>> Begin INFORMATION PROVIDED

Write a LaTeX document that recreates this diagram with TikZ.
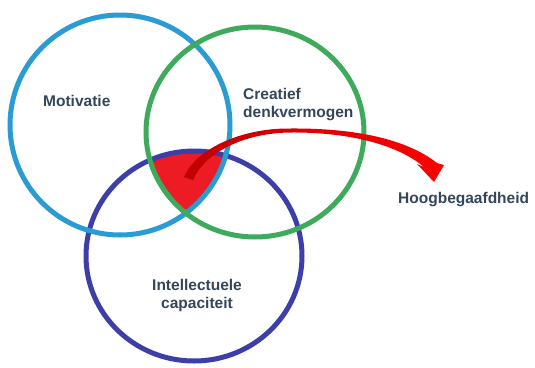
\documentclass[tikz,border=0pt]{standalone}
\usepackage{fontspec}
\setmainfont{Liberation Sans}
\definecolor{cblue}{HTML}{2B9CD3}
\definecolor{cgreen}{HTML}{3DAA5C}
\definecolor{cdblue}{HTML}{3C3FA8}
\definecolor{cred}{HTML}{ED1C24}
\definecolor{ctext}{HTML}{33465A}
\begin{document}
\begin{tikzpicture}[x=1pt,y=-1pt,
  ring/.style={line width=5pt},
  lbl/.style={inner sep=0pt, text=ctext, font=\bfseries\fontsize{15.5}{17.5}\selectfont}]
\useasboundingbox[fill=white] (0,0) rectangle (535,367);
% red intersection
\begin{scope}
  \clip (120,125) ellipse [x radius=110pt, y radius=110pt];
  \clip (255,132) ellipse [x radius=109pt, y radius=105pt];
  \fill[cred] (194,256) ellipse [x radius=108pt, y radius=105pt];
\end{scope}
% circles
\draw[ring, cdblue] (194,256) ellipse [x radius=108pt, y radius=105pt];
\draw[ring, cblue] (120,125) ellipse [x radius=110pt, y radius=110pt];
\draw[ring, cgreen] (255,132) ellipse [x radius=109pt, y radius=105pt];
% arrow
\shade[left color=red!75!black, middle color=red!40!black, right color=red]
  (184,177) .. controls (195,150) and (240,128) .. (290,128.5)
  .. controls (352,128) and (405,138) .. (437,163)
  -- (444,165) -- (434,182) -- (417,164) -- (424,167)
  .. controls (398,145) and (350,132) .. (290,132.5)
  .. controls (245,133) and (205,152) .. (193,180) -- cycle;
% labels
\node[lbl, anchor=base west] (mot) at (43,106) {Motivatie};
\node[lbl, anchor=base west, align=left] (cre) at (243,117) {Creatief\\denkvermogen};
\node[lbl, anchor=base west] (hoog) at (398,203) {Hoogbegaafdheid};
\node[lbl, anchor=base, align=center] (int) at (197,308) {Intellectuele\\capaciteit};
\end{tikzpicture}
\end{document}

>> End INFORMATION PROVIDED

* [STATED EXERCISE]: Quote the material word for word, dropping any images it holds.

* [RESULT OF THE EXERCISE]:
Write a LaTeX document that recreates this diagram with TikZ.
\documentclass[tikz,border=0pt]{standalone}
\usepackage{fontspec}
\setmainfont{Liberation Sans}
\definecolor{cblue}{HTML}{2B9CD3}
\definecolor{cgreen}{HTML}{3DAA5C}
\definecolor{cdblue}{HTML}{3C3FA8}
\definecolor{cred}{HTML}{ED1C24}
\definecolor{ctext}{HTML}{33465A}
\begin{document}
\begin{tikzpicture}[x=1pt,y=-1pt,
  ring/.style={line width=5pt},
  lbl/.style={inner sep=0pt, text=ctext, font=\bfseries\fontsize{15.5}{17.5}\selectfont}]
\useasboundingbox[fill=white] (0,0) rectangle (535,367);
% red intersection
\begin{scope}
  \clip (120,125) ellipse [x radius=110pt, y radius=110pt];
  \clip (255,132) ellipse [x radius=109pt, y radius=105pt];
  \fill[cred] (194,256) ellipse [x radius=108pt, y radius=105pt];
\end{scope}
% circles
\draw[ring, cdblue] (194,256) ellipse [x radius=108pt, y radius=105pt];
\draw[ring, cblue] (120,125) ellipse [x radius=110pt, y radius=110pt];
\draw[ring, cgreen] (255,132) ellipse [x radius=109pt, y radius=105pt];
% arrow
\shade[left color=red!75!black, middle color=red!40!black, right color=red]
  (184,177) .. controls (195,150) and (240,128) .. (290,128.5)
  .. controls (352,128) and (405,138) .. (437,163)
  -- (444,165) -- (434,182) -- (417,164) -- (424,167)
  .. controls (398,145) and (350,132) .. (290,132.5)
  .. controls (245,133) and (205,152) .. (193,180) -- cycle;
% labels
\node[lbl, anchor=base west] (mot) at (43,106) {Motivatie};
\node[lbl, anchor=base west, align=left] (cre) at (243,117) {Creatief\\denkvermogen};
\node[lbl, anchor=base west] (hoog) at (398,203) {Hoogbegaafdheid};
\node[lbl, anchor=base, align=center] (int) at (197,308) {Intellectuele\\capaciteit};
\end{tikzpicture}
\end{document}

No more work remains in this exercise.